2-year annual 5% coupon bond at par (YTM = 5%)

  1. Cash flows: CF₁ = $50, CF₂ = $1,050; period rate = 5%
  2. PV(CF₁) = 50/1.05 = 47.619; PV(CF₂) = 1050/1.05² = 952.381
  3. Price = 47.619 + 952.381 = $1,000.00
  4. Conv numerator = 1×2×47.619 + 2×3×952.381 = 95.238 + 5,714.286 = 5,809.524
  5. Convexity = 5,809.524 / (1000 × 1.05² × 1²) = 5,809.524 / 1,102.5 = 5.2694 yrs²

Convexity = 5.2694 yrs²

Common mistakes to avoid

  • Relying on duration alone for large yield changes — duration is a linear approximation; convexity captures the curvature that makes duration underestimate price gains and overestimate price losses.
  • Using annual periods in the convexity formula for a semi-annual coupon bond without adjusting by m^2, producing a figure that is off by a factor of 4.
  • Confusing positive and negative convexity — callable bonds can exhibit negative convexity at low yields because the price is capped by the call price.

Key terms

Convexity
A measure of the curvature of the relationship between a bond's price and its yield; higher convexity means the bond price rises more when yields fall and falls less when yields rise.
Macaulay Duration
The weighted average time (in years) until a bond's cash flows are received, with weights equal to the present value of each cash flow.
Modified Duration
Macaulay Duration divided by (1 + periodic yield); it approximates the percentage change in bond price for a 1% change in yield.
Yield to Maturity (YTM)
The total annual return an investor would earn if the bond is held until it matures, assuming all coupon payments are reinvested at the same rate.

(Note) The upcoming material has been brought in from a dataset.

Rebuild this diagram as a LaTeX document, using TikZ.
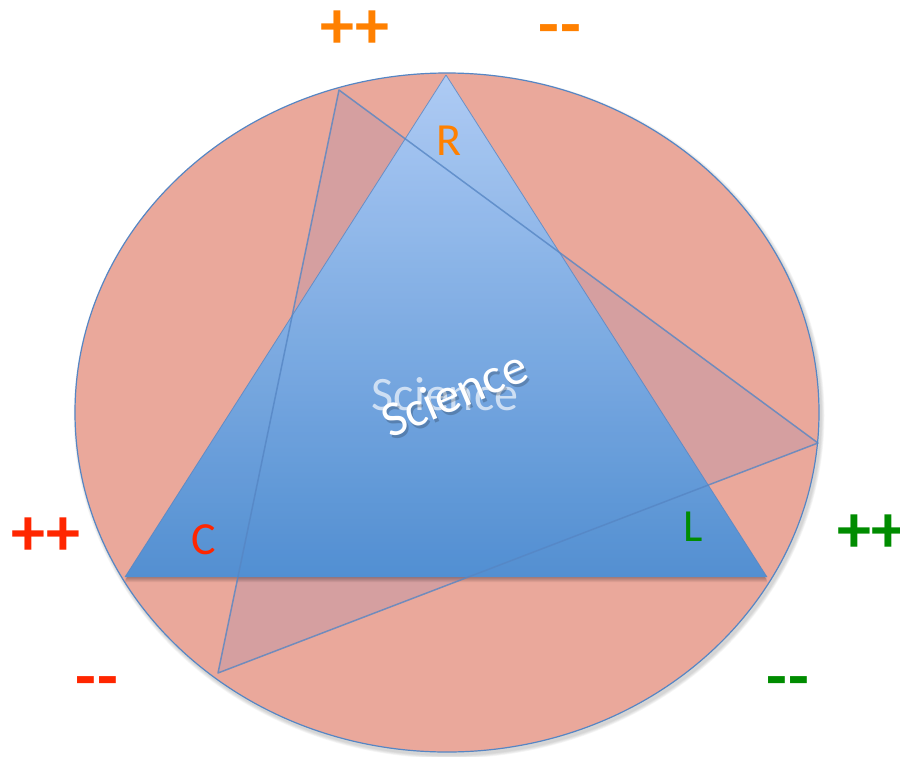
\documentclass[tikz,border=0pt]{standalone}
\usepackage{fontspec}
\setmainfont{Carlito}
\usetikzlibrary{shapes.geometric}
\definecolor{salmon}{RGB}{234,168,155}
\definecolor{edgeblue}{RGB}{86,134,196}
\definecolor{topblue}{RGB}{170,206,251}
\definecolor{botblue}{RGB}{72,142,214}
\definecolor{skewfill}{RGB}{176,145,171}
\definecolor{orng}{RGB}{255,128,0}
\definecolor{redc}{RGB}{255,38,0}
\definecolor{grn}{RGB}{0,140,0}
\newcommand{\dd}{-\kern1pt-}
\tikzset{
  bigsign/.style={font=\fontsize{68}{68}\bfseries\selectfont, inner sep=0pt, anchor=base},
  letter/.style={font=\fontsize{46}{46}\selectfont, inner sep=0pt},
  sci/.style={font=\fontsize{48}{48}\selectfont, inner sep=0pt, text=white},
}
\begin{document}
\begin{tikzpicture}[x=1pt,y=-1pt]
\useasboundingbox (0,0) rectangle (900,756);
% circle shadow
\foreach \i in {1,...,5}{
  \fill[black, opacity=0.035] (449,415.5) ellipse [x radius={372pt+\i*0.7pt}, y radius={339.5pt+\i*0.7pt}];
}
\node[draw=edgeblue, fill=salmon, line width=1.2pt, ellipse, minimum width=744pt, minimum height=679pt, inner sep=0pt] (circ) at (447,412.5) {};
% coordinates
\coordinate (bR) at (446,75);
\coordinate (bC) at (125,577);
\coordinate (bL) at (767,577);
\coordinate (sA) at (339,90);
\coordinate (sB) at (818,443);
\coordinate (sC) at (218,673);
% skew triangle fill
\fill[skewfill, opacity=0.35] (sA) -- (sB) -- (sC) -- cycle;
% base shadow
\foreach \i in {1,...,5}{
  \fill[black, opacity=0.06] ([yshift=-\i pt]bC) -- ([yshift=-\i pt]bL) -- ([xshift=-2pt]bL) -- ([xshift=2pt]bC) -- cycle;
}
% blue triangle
\shade[top color=topblue, bottom color=botblue, opacity=0.93] (bR) -- (bC) -- (bL) -- cycle;
\draw[edgeblue, line width=0.8pt, opacity=0.8] (bR) -- (bC);
\draw[edgeblue, line width=0.8pt, opacity=0.8] (bR) -- (bL);
% skew triangle outline
\draw[edgeblue, line width=1.5pt, opacity=0.8, line join=round] (sA) -- (sB) -- (sC) -- cycle;
% Science texts
\node[sci, opacity=0.65, anchor=base] (sci1) at (445,410) {Science};
\node[sci, font=\fontsize{50}{50}\selectfont, text=black, opacity=0.2, rotate=23] (sci2s) at (456,396) {Science};
\node[sci, font=\fontsize{50}{50}\selectfont, rotate=23] (sci2) at (454,393) {Science};
% letters
\node[letter, text=orng] (lR) at (449,141) {R};
\node[letter, text=redc] (lC) at (204,540) {C};
\node[letter, text=grn] (lL) at (693,527) {L};
% signs
\node[bigsign, text=orng] (oplus) at (355,48) {++};
\node[bigsign, text=orng] (ominus) at (560,47) {\dd};
\node[bigsign, text=redc] (rplus) at (46,555) {++};
\node[bigsign, text=redc] (rminus) at (97,699) {\dd};
\node[bigsign, text=grn, anchor=base west] (gplus) at (837,552) {++};
\node[bigsign, text=grn] (gminus) at (788,699) {\dd};
\end{tikzpicture}
\end{document}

Frequently asked questions

Why is positive convexity desirable in a bond?
A bond with positive convexity gains more in price when yields fall than it loses when yields rise by an equal amount. This asymmetry benefits the holder and is reflected in the bond's price.
How do I use convexity to improve a duration-based price estimate?
Approximate price change = -Duration x dy + 0.5 x Convexity x (dy)^2, where dy is the change in yield. The convexity term adds the curved correction to the linear duration estimate.
Do zero-coupon bonds have high or low convexity?
High convexity, because their duration equals their maturity (the longest possible for a given term) and convexity increases with duration. A 20-year zero has substantially more convexity than a 20-year coupon bond.